Restate all of the entries exactly, dropping any pictures they hold.

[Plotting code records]
##########

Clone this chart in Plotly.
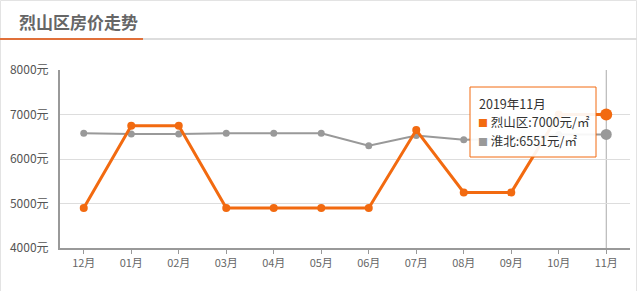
import plotly.graph_objects as go

months = ["12月", "01月", "02月", "03月", "04月", "05月", "06月", "07月", "08月", "09月", "10月", "11月"]
lieshan = [4900, 6750, 6750, 4900, 4900, 4900, 4900, 6650, 5250, 5250, 7000, 7000]
huaibei = [6580, 6560, 6560, 6580, 6580, 6580, 6300, 6530, 6430, 6450, 6550, 6551]
yticks = [4000, 5000, 6000, 7000, 8000]
ytick_labels = [f"{v}元" for v in yticks]
title_text = "烈山区房价走势"
tip_title = "2019年11月"

W, H = 637, 291
L, R, T, B = 60, 7, 70, 43
PW, PH = W - L - R, H - T - B

def px(x):
    return (x - L) / PW

def py(y):
    return (H - B - y) / PH

ORANGE = "#f26a10"
GRAY = "#999999"
FONT = "Noto Sans CJK SC"

hi = len(months) - 1
fig = go.Figure()
fig.add_trace(go.Scatter(
    x=months, y=huaibei, mode="lines+markers",
    line=dict(color=GRAY, width=2),
    marker=dict(color=GRAY, size=[7] * hi + [11], opacity=1, line=dict(width=0)),
    name="淮北", hoverinfo="skip"))
fig.add_trace(go.Scatter(
    x=months, y=lieshan, mode="lines+markers",
    line=dict(color=ORANGE, width=3),
    marker=dict(color=ORANGE, size=[8] * hi + [12], opacity=1, line=dict(width=0)),
    name="烈山区", hoverinfo="skip"))

shapes = [
    dict(type="rect", xref="paper", yref="paper", x0=px(0.5), x1=px(W - 0.5), y0=py(H + 5), y1=py(0.5),
         line=dict(color="#e3e3e3", width=1), layer="below"),
    dict(type="line", xref="paper", yref="paper", x0=px(0), x1=px(W), y0=py(39), y1=py(39),
         line=dict(color="#dddddd", width=2)),
    dict(type="line", xref="paper", yref="paper", x0=px(0), x1=px(143), y0=py(39), y1=py(39),
         line=dict(color="#e0703a", width=2)),
    dict(type="line", xref="x", yref="paper", x0=months[hi], x1=months[hi], y0=0, y1=1,
         line=dict(color="#aaaaaa", width=1), layer="below"),
    dict(type="rect", xref="paper", yref="paper", x0=px(470), x1=px(596), y0=py(157), y1=py(87),
         line=dict(color=ORANGE, width=1), fillcolor="rgba(255,255,255,0.92)"),
]

annotations = [
    dict(text="<b>" + title_text + "</b>", xref="paper", yref="paper", x=px(17), y=py(21),
         xanchor="left", yanchor="middle", showarrow=False,
         font=dict(family=FONT, size=17, color="#666666")),
    dict(text=tip_title, xref="paper", yref="paper", x=px(477), y=py(103),
         xanchor="left", yanchor="middle", showarrow=False,
         font=dict(family=FONT, size=12.5, color="#333333")),
    dict(text="<span style='color:%s;font-size:10px'>■</span> 烈山区:%d元/㎡" % (ORANGE, lieshan[hi]),
         xref="paper", yref="paper", x=px(476), y=py(121),
         xanchor="left", yanchor="middle", showarrow=False,
         font=dict(family=FONT, size=12.5, color="#333333")),
    dict(text="<span style='color:%s;font-size:10px'>■</span> 淮北:%d元/㎡" % (GRAY, huaibei[hi]),
         xref="paper", yref="paper", x=px(476), y=py(140),
         xanchor="left", yanchor="middle", showarrow=False,
         font=dict(family=FONT, size=12.5, color="#333333")),
]

fig.update_layout(
    width=W, height=H,
    margin=dict(l=L, r=R, t=T, b=B),
    paper_bgcolor="white", plot_bgcolor="white",
    showlegend=False,
    font=dict(family=FONT, color="#666666", size=11),
    shapes=shapes, annotations=annotations,
    xaxis=dict(type="category", range=[-0.5, len(months) - 0.5],
               showline=True, linecolor="#999999", linewidth=2,
               showgrid=False, ticks="outside", ticklen=4, tickcolor="#999999",
               tickfont=dict(size=11, color="#666666"), fixedrange=True),
    yaxis=dict(range=[4000, 8000], tickmode="array", tickvals=yticks, ticktext=ytick_labels,
               showline=True, linecolor="#999999", linewidth=2,
               gridcolor="#dddddd", gridwidth=1, zeroline=False,
               ticks="", ticklabelstandoff=7,
               tickfont=dict(size=12, color="#555555"), fixedrange=True),
)

fig.write_html("out.html")
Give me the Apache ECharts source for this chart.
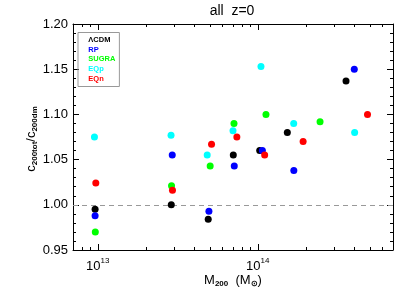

##########

PROBLEM SOLUTION >>
Clone this chart in Plotly.
import plotly.graph_objects as go

months = ["12月", "01月", "02月", "03月", "04月", "05月", "06月", "07月", "08月", "09月", "10月", "11月"]
lieshan = [4900, 6750, 6750, 4900, 4900, 4900, 4900, 6650, 5250, 5250, 7000, 7000]
huaibei = [6580, 6560, 6560, 6580, 6580, 6580, 6300, 6530, 6430, 6450, 6550, 6551]
yticks = [4000, 5000, 6000, 7000, 8000]
ytick_labels = [f"{v}元" for v in yticks]
title_text = "烈山区房价走势"
tip_title = "2019年11月"

W, H = 637, 291
L, R, T, B = 60, 7, 70, 43
PW, PH = W - L - R, H - T - B

def px(x):
    return (x - L) / PW

def py(y):
    return (H - B - y) / PH

ORANGE = "#f26a10"
GRAY = "#999999"
FONT = "Noto Sans CJK SC"

hi = len(months) - 1
fig = go.Figure()
fig.add_trace(go.Scatter(
    x=months, y=huaibei, mode="lines+markers",
    line=dict(color=GRAY, width=2),
    marker=dict(color=GRAY, size=[7] * hi + [11], opacity=1, line=dict(width=0)),
    name="淮北", hoverinfo="skip"))
fig.add_trace(go.Scatter(
    x=months, y=lieshan, mode="lines+markers",
    line=dict(color=ORANGE, width=3),
    marker=dict(color=ORANGE, size=[8] * hi + [12], opacity=1, line=dict(width=0)),
    name="烈山区", hoverinfo="skip"))

shapes = [
    dict(type="rect", xref="paper", yref="paper", x0=px(0.5), x1=px(W - 0.5), y0=py(H + 5), y1=py(0.5),
         line=dict(color="#e3e3e3", width=1), layer="below"),
    dict(type="line", xref="paper", yref="paper", x0=px(0), x1=px(W), y0=py(39), y1=py(39),
         line=dict(color="#dddddd", width=2)),
    dict(type="line", xref="paper", yref="paper", x0=px(0), x1=px(143), y0=py(39), y1=py(39),
         line=dict(color="#e0703a", width=2)),
    dict(type="line", xref="x", yref="paper", x0=months[hi], x1=months[hi], y0=0, y1=1,
         line=dict(color="#aaaaaa", width=1), layer="below"),
    dict(type="rect", xref="paper", yref="paper", x0=px(470), x1=px(596), y0=py(157), y1=py(87),
         line=dict(color=ORANGE, width=1), fillcolor="rgba(255,255,255,0.92)"),
]

annotations = [
    dict(text="<b>" + title_text + "</b>", xref="paper", yref="paper", x=px(17), y=py(21),
         xanchor="left", yanchor="middle", showarrow=False,
         font=dict(family=FONT, size=17, color="#666666")),
    dict(text=tip_title, xref="paper", yref="paper", x=px(477), y=py(103),
         xanchor="left", yanchor="middle", showarrow=False,
         font=dict(family=FONT, size=12.5, color="#333333")),
    dict(text="<span style='color:%s;font-size:10px'>■</span> 烈山区:%d元/㎡" % (ORANGE, lieshan[hi]),
         xref="paper", yref="paper", x=px(476), y=py(121),
         xanchor="left", yanchor="middle", showarrow=False,
         font=dict(family=FONT, size=12.5, color="#333333")),
    dict(text="<span style='color:%s;font-size:10px'>■</span> 淮北:%d元/㎡" % (GRAY, huaibei[hi]),
         xref="paper", yref="paper", x=px(476), y=py(140),
         xanchor="left", yanchor="middle", showarrow=False,
         font=dict(family=FONT, size=12.5, color="#333333")),
]

fig.update_layout(
    width=W, height=H,
    margin=dict(l=L, r=R, t=T, b=B),
    paper_bgcolor="white", plot_bgcolor="white",
    showlegend=False,
    font=dict(family=FONT, color="#666666", size=11),
    shapes=shapes, annotations=annotations,
    xaxis=dict(type="category", range=[-0.5, len(months) - 0.5],
               showline=True, linecolor="#999999", linewidth=2,
               showgrid=False, ticks="outside", ticklen=4, tickcolor="#999999",
               tickfont=dict(size=11, color="#666666"), fixedrange=True),
    yaxis=dict(range=[4000, 8000], tickmode="array", tickvals=yticks, ticktext=ytick_labels,
               showline=True, linecolor="#999999", linewidth=2,
               gridcolor="#dddddd", gridwidth=1, zeroline=False,
               ticks="", ticklabelstandoff=7,
               tickfont=dict(size=12, color="#555555"), fixedrange=True),
)

fig.write_html("out.html")
Give me the Apache ECharts source for this chart.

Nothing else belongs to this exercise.